Field weakening is not a flaw. It’s a deliberately engineered technique that extends your speed range beyond what the battery voltage alone would allow. Every high-performance EUC uses it. Without it, a 134V wheel would top out at maybe 60 km/h (37 mph).

But it has a cost, and the cost is invisible. No beep tells you “you’re now field-weakened.” No alarm says “your torque reserve just dropped 40%.” The speed alarm fires at a fixed number - it doesn’t know whether you’re reaching that speed with full torque or on the ragged edge of the motor’s capability.

The fix is understanding, not avoidance. Know your wheel’s base speed. Know that every km/h above it costs torque reserve. Ride with margin.
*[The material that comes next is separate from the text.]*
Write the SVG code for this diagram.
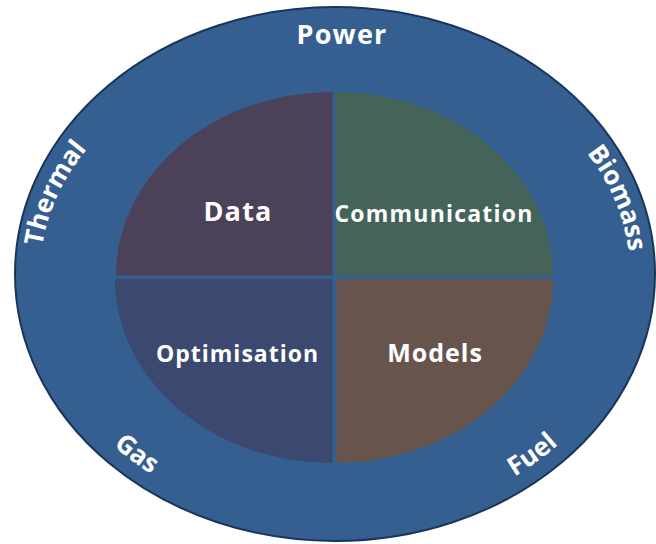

On low battery, that margin shrinks faster than you think - because voltage sag and field weakening compound against you.

Higher voltage buys safety. Not because the battery is bigger - because the motor can reach the same speed with less field weakening, leaving more torque for the moment you need it.

And - as the 168V telemetry above shows - the “best” mode and FW setting isn’t fixed. It depends on your actual cruise speed on your actual wheel. Measure it once. Then ride with numbers instead of guesses.